An important pre-event horse race called Yoinori highlights the quintessential Japanese culture as the horsemen are dressed in traditional attire called Nobakama with traditional tabard (jinbaori) and white headbands (hachimaki). Eight horsemen compete for a thousand-meter loop with the help of traditional harnesses and horse-riding techniques. Thousands of thrilled and up-beat Japanese spectators are enveloped with excitement. Yoinori sets the right note of traditional equine festivity, and spectators are filled with awe.
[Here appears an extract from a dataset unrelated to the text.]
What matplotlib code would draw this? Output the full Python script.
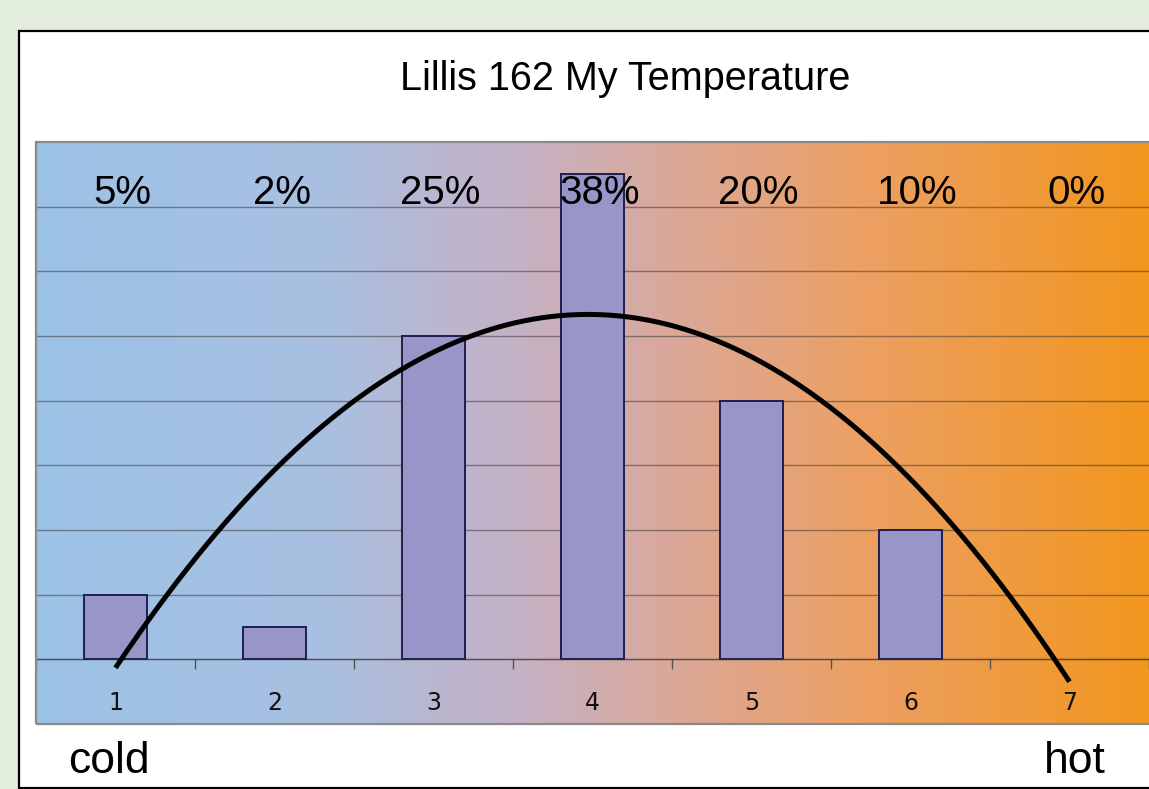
import numpy as np
import matplotlib
matplotlib.use("Agg")
import matplotlib.pyplot as plt
from matplotlib.colors import LinearSegmentedColormap
from matplotlib.patches import Rectangle

# ---- data ----
categories = [1, 2, 3, 4, 5, 6, 7]
values = [5, 2.5, 25, 37.5, 20, 10, 0]          # percent of respondents
value_labels = ["5%", "2%", "25%", "38%", "20%", "10%", "0%"]
title = "Lillis 162 My Temperature"
left_label = "cold"
right_label = "hot"

W, H = 1149, 789
fig = plt.figure(figsize=(W / 100, H / 100), dpi=100)
fig.patch.set_facecolor("#e3eedc")

# white panel with black border
panel = Rectangle((19 / W, 1 / H), 1.2, (788 - 31) / H, transform=fig.transFigure,
                  facecolor="white", edgecolor="black", linewidth=1.6, zorder=-5)
fig.patches.append(panel)

ax = fig.add_axes([36 / W, 1 - 724 / H, 1 - 36 / W, (724 - 142) / H])
ax.set_zorder(2)

# gradient background
stops = [(0.0, (156, 195, 230)), (0.25, (168, 192, 226)), (0.43, (196, 178, 198)),
         (0.57, (218, 168, 154)), (0.74, (236, 160, 100)), (1.0, (242, 150, 30))]
cmap = LinearSegmentedColormap.from_list(
    "grad", [(p, tuple(c / 255 for c in rgb)) for p, rgb in stops])
grad = np.linspace(0, 1, 512).reshape(1, -1)
ax.imshow(grad, cmap=cmap, aspect="auto", extent=[0, 1, 0, 1],
          transform=ax.transAxes, zorder=0)
ax.set_xlim(0.5, 7.5)
ax.set_ylim(-5, 40)

# grid
ax.set_yticks(np.arange(0, 40, 5))
ax.yaxis.grid(True, color="#303030", alpha=0.5, linewidth=1.0)
ax.set_axisbelow(True)
ax.tick_params(axis="y", left=False, labelleft=False)

# bars (zero-height bars drawn without outline)
ax.bar(categories, values, width=0.4, color="#9896c8", edgecolor="#1e1e50",
       linewidth=[1.4 if v > 0 else 0 for v in values], zorder=2)

# quadratic trendline
coef = np.polyfit(categories, values, 2)
xs = np.linspace(categories[0], categories[-1], 300)
ax.plot(xs, np.polyval(coef, xs), color="black", linewidth=3.6, zorder=3,
        solid_capstyle="butt")

# value labels
for c, lab in zip(categories, value_labels):
    ax.text(c + 0.045, 35.2, lab, ha="center", va="baseline", fontsize=29,
            family=["Liberation Sans", "DejaVu Sans"], zorder=4)

# axis at zero
for s in ["top", "left", "right"]:
    ax.spines[s].set_visible(False)
ax.spines["bottom"].set_position(("data", 0))
ax.spines["bottom"].set_color("#303030")
ax.spines["bottom"].set_alpha(0.5)
ax.spines["bottom"].set_linewidth(1.0)
ax.set_xticks(categories)
ax.set_xticklabels([str(c) for c in categories])
ax.set_xticks(np.arange(0.5, 8, 1), minor=True)
ax.tick_params(axis="x", which="major", length=0, pad=23, labelsize=17,
               labelcolor="#111111")
ax.tick_params(axis="x", which="minor", length=7, width=1.0, color="#555555",
               direction="out")
for t in ax.get_xticklabels():
    t.set_family(["DejaVu Sans"])

# plot-area frame
frame = Rectangle((0, 0), 1.2, 1, transform=ax.transAxes, fill=False,
                  edgecolor="#8a8a8a", linewidth=1.6, clip_on=False, zorder=5)
ax.add_patch(frame)

# title and end labels
fig.text(625 / W, 1 - 90 / H, title, ha="center", va="baseline", fontsize=28.5,
         family=["Liberation Sans", "DejaVu Sans"])
fig.text(68 / W, 1 - 773 / H, left_label, ha="left", va="baseline", fontsize=32,
         family=["Liberation Sans", "DejaVu Sans"])
fig.text(1106 / W, 1 - 773 / H, right_label, ha="right", va="baseline", fontsize=32,
         family=["Liberation Sans", "DejaVu Sans"])

fig.savefig("out.png", dpi=100, facecolor=fig.get_facecolor())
The Yoinori is followed by a monumental procession, known as the Ogyourtesu, to the Hibarigahara field, for the next event of the second day. The Ogyourtesu is a replica of how the warriors of yore must have marched across the training camps with indestructible force. Horsemen march to the Hibarigahara field, three kilometers away. Each group of horsemen carries forward a portable replica of their respective regional shrine. Around 500 samurai clad in their inherited armors march valiantly across the road. The unparalleled procession is one of the most scintillating exhibitions of traditional Japanese culture.
After Ogyoutsen, conch shells and drum beats beckon the unveiling of another spectacular event. The valiant horse race Kacchu-Keiba has the similar thousand-meter loop like that of Yoinori but the number of samurai stationed are ten. Young and throbbing samurai with their equally charged stallions unite perfectly when the traditional horse-riding techniques inherited from the Otsubo School are implemented. Their colourful and quaint attire and the long ancient banners uniquely fastened at the back of each rider are the most exciting and memorable sights any equine lover can wish to behold.
Shortly after noon, another round of drum beating and conch shells can be heard to signal another adrenaline pouring sport. From the mountain top, hundreds of samurai storm towards the open fields as two sacred flags are shot through the mouth of canons in the air. The Hibarigahara field is shaken by the constant beating of hooves of the powerful beasts as samurais are enmeshed in a relentless battle to secure the flags. The battle is won at once on the successful retrieval of the flags by the players.
On the final day, several mounted horsemen pursue the unbridled and unsaddled horses into a corral made from bamboo. The young sporting men ambush the horses clad in shiny white clothing with white headbands and present them to the Odaka shrines as offerings. With these unique equine adventures, the festival ends on a high note, bringing a glorious tradition alive.